_REQUIRED WORK_. Leaving out the pictures, retype all the material exactly.

_SUPPLIED DATA_.

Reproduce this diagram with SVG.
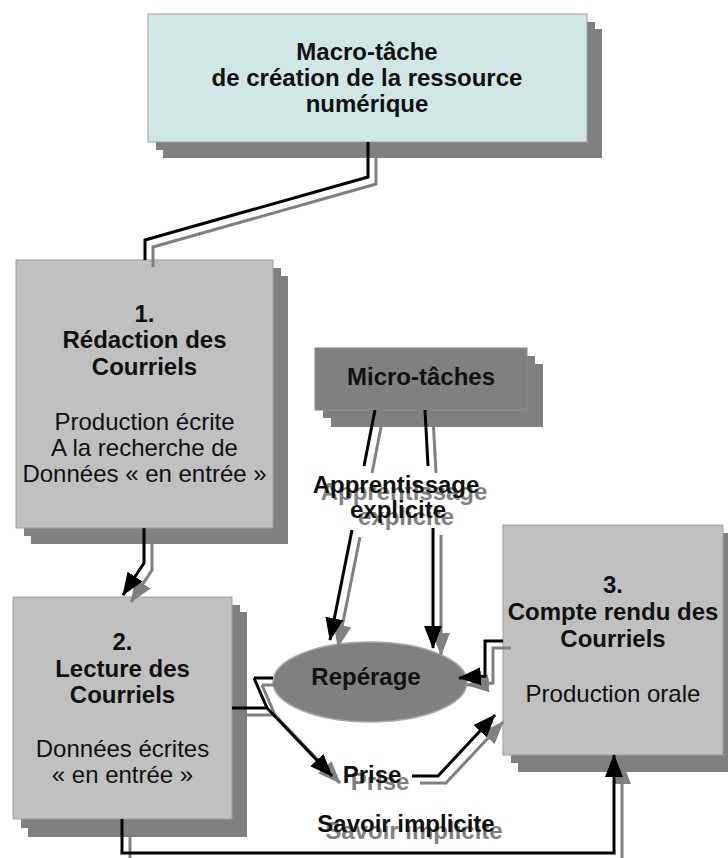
<svg xmlns="http://www.w3.org/2000/svg" width="728" height="858" viewBox="0 0 728 858">
<style>
text{font-family:"Liberation Sans",Arial,sans-serif;font-size:24px;text-anchor:middle;fill:#111}
.b{font-weight:bold}
.sh{fill:#808080}
.box{fill:#c0c0c0;stroke:#a0a0a0;stroke-width:1}
.cb{fill:none;stroke:#000;stroke-width:3}
.cg{fill:none;stroke:#808080;stroke-width:3}
.tg{fill:#808080}
</style>
<defs>
<marker id="ab" markerUnits="userSpaceOnUse" markerWidth="24" markerHeight="20" refX="22" refY="9" orient="auto"><path d="M0,0 L23,9 L0,18 z" fill="#000"/></marker>
<marker id="ag" markerUnits="userSpaceOnUse" markerWidth="24" markerHeight="20" refX="22" refY="9" orient="auto"><path d="M0,0 L23,9 L0,18 z" fill="#808080"/></marker>
</defs>
<rect width="728" height="858" fill="#fff"/>

<g id="macro">
<rect class="sh" x="163" y="29" width="439" height="129"/>
<rect class="sh" x="156" y="22" width="439" height="128"/>
<rect x="148" y="14" width="439" height="128" fill="#d0e7e5" stroke="#a0a0a0" stroke-width="1"/>
<text class="b" x="367" y="60">Macro-tâche</text>
<text class="b" x="367" y="86">de création de la ressource</text>
<text class="b" x="367" y="112">numérique</text>
</g>

<g id="n1">
<rect class="sh" x="31" y="276" width="257" height="268"/>
<rect class="sh" x="24" y="268" width="257" height="268"/>
<rect class="box" x="16" y="260" width="257" height="268"/>
<text class="b" x="144.5" y="322">1.</text>
<text class="b" x="144.5" y="348">Rédaction des</text>
<text class="b" x="144.5" y="375">Courriels</text>
<text x="144.5" y="430">Production écrite</text>
<text x="144.5" y="456">A la recherche de</text>
<text x="144.5" y="482">Données « en entrée »</text>
</g>

<g id="micro">
<rect class="sh" x="331" y="364" width="212" height="63"/>
<rect class="sh" x="323" y="356" width="212" height="62"/>
<rect x="315" y="348" width="212" height="62" fill="#808080" stroke="#8a8a8a" stroke-width="1"/>
<text class="b" x="421" y="385">Micro-tâches</text>
</g>

<g id="n2">
<rect class="sh" x="28" y="612" width="219" height="225"/>
<rect class="sh" x="21" y="605" width="219" height="223"/>
<rect class="box" x="13" y="597" width="219" height="222"/>
<text class="b" x="122.5" y="650">2.</text>
<text class="b" x="122.5" y="677">Lecture des</text>
<text class="b" x="122.5" y="703">Courriels</text>
<text x="122.5" y="757">Données écrites</text>
<text x="122.5" y="783">« en entrée »</text>
</g>

<g id="n3">
<rect class="sh" x="518" y="540" width="220" height="232"/>
<rect class="sh" x="511" y="533" width="220" height="230"/>
<rect class="box" x="503" y="525" width="220" height="230"/>
<text class="b" x="613" y="593">3.</text>
<text class="b" x="613" y="620">Compte rendu des</text>
<text class="b" x="613" y="647">Courriels</text>
<text x="613" y="702">Production orale</text>
</g>

<g id="reperage">
<ellipse cx="370" cy="682" rx="97" ry="40" fill="#808080" stroke="#a8a8a8" stroke-width="1.5"/>
<text class="b" x="366" y="685">Repérage</text>
</g>

<g id="connectors">
<g transform="translate(8,7)">
<path class="cg" d="M368,142 V177 L145,240 V260"/>
<path class="cg" d="M144,528 V563 L123,595" marker-end="url(#ag)"/>
<path class="cg" d="M375,410 L364,466"/>
<path class="cg" d="M352,530 L330,640" marker-end="url(#ag)"/>
<path class="cg" d="M425,410 L428,466"/>
<path class="cg" d="M433,528 V648" marker-end="url(#ag)"/>
<path class="cg" d="M232,708 H267"/>
<path class="cg" d="M254,678 H273"/>
<path class="cg" d="M254,678 L267,708 L332,776" marker-end="url(#ag)"/>
<path class="cg" d="M412,776 H438 L495,715" marker-end="url(#ag)"/>
<path class="cg" d="M503,641 H485 V676 L459,678" marker-end="url(#ag)"/>
<path class="cg" d="M122,819 V853 H614 V755" marker-end="url(#ag)"/>
</g>
<path class="cb" d="M368,142 V177 L145,240 V260"/>
<path class="cb" d="M144,528 V563 L123,595" marker-end="url(#ab)"/>
<path class="cb" d="M375,410 L364,466"/>
<path class="cb" d="M352,530 L330,640" marker-end="url(#ab)"/>
<path class="cb" d="M425,410 L428,466"/>
<path class="cb" d="M433,528 V648" marker-end="url(#ab)"/>
<path class="cb" d="M232,708 H267"/>
<path class="cb" d="M254,678 H273"/>
<path class="cb" d="M254,678 L267,708 L332,776" marker-end="url(#ab)"/>
<path class="cb" d="M412,776 H438 L495,715" marker-end="url(#ab)"/>
<path class="cb" d="M503,641 H485 V676 L459,678" marker-end="url(#ab)"/>
<path class="cb" d="M122,819 V853 H614 V755" marker-end="url(#ab)"/>
</g>

<g id="labels">
<text class="b tg" x="404" y="500">Apprentissage</text>
<text class="b tg" x="406" y="525">explicite</text>
<text class="b" x="396" y="493">Apprentissage</text>
<text class="b" x="398" y="518">explicite</text>
<text class="b tg" x="380" y="790">Prise</text>
<text class="b" x="372" y="783">Prise</text>
<text class="b tg" x="414" y="839">Savoir implicite</text>
<text class="b" x="406" y="832">Savoir implicite</text>
</g>
</svg>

_EXERCISE SOLUTION_.
Reproduce this diagram with SVG.
<svg xmlns="http://www.w3.org/2000/svg" width="728" height="858" viewBox="0 0 728 858">
<style>
text{font-family:"Liberation Sans",Arial,sans-serif;font-size:24px;text-anchor:middle;fill:#111}
.b{font-weight:bold}
.sh{fill:#808080}
.box{fill:#c0c0c0;stroke:#a0a0a0;stroke-width:1}
.cb{fill:none;stroke:#000;stroke-width:3}
.cg{fill:none;stroke:#808080;stroke-width:3}
.tg{fill:#808080}
</style>
<defs>
<marker id="ab" markerUnits="userSpaceOnUse" markerWidth="24" markerHeight="20" refX="22" refY="9" orient="auto"><path d="M0,0 L23,9 L0,18 z" fill="#000"/></marker>
<marker id="ag" markerUnits="userSpaceOnUse" markerWidth="24" markerHeight="20" refX="22" refY="9" orient="auto"><path d="M0,0 L23,9 L0,18 z" fill="#808080"/></marker>
</defs>
<rect width="728" height="858" fill="#fff"/>

<g id="macro">
<rect class="sh" x="163" y="29" width="439" height="129"/>
<rect class="sh" x="156" y="22" width="439" height="128"/>
<rect x="148" y="14" width="439" height="128" fill="#d0e7e5" stroke="#a0a0a0" stroke-width="1"/>
<text class="b" x="367" y="60">Macro-tâche</text>
<text class="b" x="367" y="86">de création de la ressource</text>
<text class="b" x="367" y="112">numérique</text>
</g>

<g id="n1">
<rect class="sh" x="31" y="276" width="257" height="268"/>
<rect class="sh" x="24" y="268" width="257" height="268"/>
<rect class="box" x="16" y="260" width="257" height="268"/>
<text class="b" x="144.5" y="322">1.</text>
<text class="b" x="144.5" y="348">Rédaction des</text>
<text class="b" x="144.5" y="375">Courriels</text>
<text x="144.5" y="430">Production écrite</text>
<text x="144.5" y="456">A la recherche de</text>
<text x="144.5" y="482">Données « en entrée »</text>
</g>

<g id="micro">
<rect class="sh" x="331" y="364" width="212" height="63"/>
<rect class="sh" x="323" y="356" width="212" height="62"/>
<rect x="315" y="348" width="212" height="62" fill="#808080" stroke="#8a8a8a" stroke-width="1"/>
<text class="b" x="421" y="385">Micro-tâches</text>
</g>

<g id="n2">
<rect class="sh" x="28" y="612" width="219" height="225"/>
<rect class="sh" x="21" y="605" width="219" height="223"/>
<rect class="box" x="13" y="597" width="219" height="222"/>
<text class="b" x="122.5" y="650">2.</text>
<text class="b" x="122.5" y="677">Lecture des</text>
<text class="b" x="122.5" y="703">Courriels</text>
<text x="122.5" y="757">Données écrites</text>
<text x="122.5" y="783">« en entrée »</text>
</g>

<g id="n3">
<rect class="sh" x="518" y="540" width="220" height="232"/>
<rect class="sh" x="511" y="533" width="220" height="230"/>
<rect class="box" x="503" y="525" width="220" height="230"/>
<text class="b" x="613" y="593">3.</text>
<text class="b" x="613" y="620">Compte rendu des</text>
<text class="b" x="613" y="647">Courriels</text>
<text x="613" y="702">Production orale</text>
</g>

<g id="reperage">
<ellipse cx="370" cy="682" rx="97" ry="40" fill="#808080" stroke="#a8a8a8" stroke-width="1.5"/>
<text class="b" x="366" y="685">Repérage</text>
</g>

<g id="connectors">
<g transform="translate(8,7)">
<path class="cg" d="M368,142 V177 L145,240 V260"/>
<path class="cg" d="M144,528 V563 L123,595" marker-end="url(#ag)"/>
<path class="cg" d="M375,410 L364,466"/>
<path class="cg" d="M352,530 L330,640" marker-end="url(#ag)"/>
<path class="cg" d="M425,410 L428,466"/>
<path class="cg" d="M433,528 V648" marker-end="url(#ag)"/>
<path class="cg" d="M232,708 H267"/>
<path class="cg" d="M254,678 H273"/>
<path class="cg" d="M254,678 L267,708 L332,776" marker-end="url(#ag)"/>
<path class="cg" d="M412,776 H438 L495,715" marker-end="url(#ag)"/>
<path class="cg" d="M503,641 H485 V676 L459,678" marker-end="url(#ag)"/>
<path class="cg" d="M122,819 V853 H614 V755" marker-end="url(#ag)"/>
</g>
<path class="cb" d="M368,142 V177 L145,240 V260"/>
<path class="cb" d="M144,528 V563 L123,595" marker-end="url(#ab)"/>
<path class="cb" d="M375,410 L364,466"/>
<path class="cb" d="M352,530 L330,640" marker-end="url(#ab)"/>
<path class="cb" d="M425,410 L428,466"/>
<path class="cb" d="M433,528 V648" marker-end="url(#ab)"/>
<path class="cb" d="M232,708 H267"/>
<path class="cb" d="M254,678 H273"/>
<path class="cb" d="M254,678 L267,708 L332,776" marker-end="url(#ab)"/>
<path class="cb" d="M412,776 H438 L495,715" marker-end="url(#ab)"/>
<path class="cb" d="M503,641 H485 V676 L459,678" marker-end="url(#ab)"/>
<path class="cb" d="M122,819 V853 H614 V755" marker-end="url(#ab)"/>
</g>

<g id="labels">
<text class="b tg" x="404" y="500">Apprentissage</text>
<text class="b tg" x="406" y="525">explicite</text>
<text class="b" x="396" y="493">Apprentissage</text>
<text class="b" x="398" y="518">explicite</text>
<text class="b tg" x="380" y="790">Prise</text>
<text class="b" x="372" y="783">Prise</text>
<text class="b tg" x="414" y="839">Savoir implicite</text>
<text class="b" x="406" y="832">Savoir implicite</text>
</g>
</svg>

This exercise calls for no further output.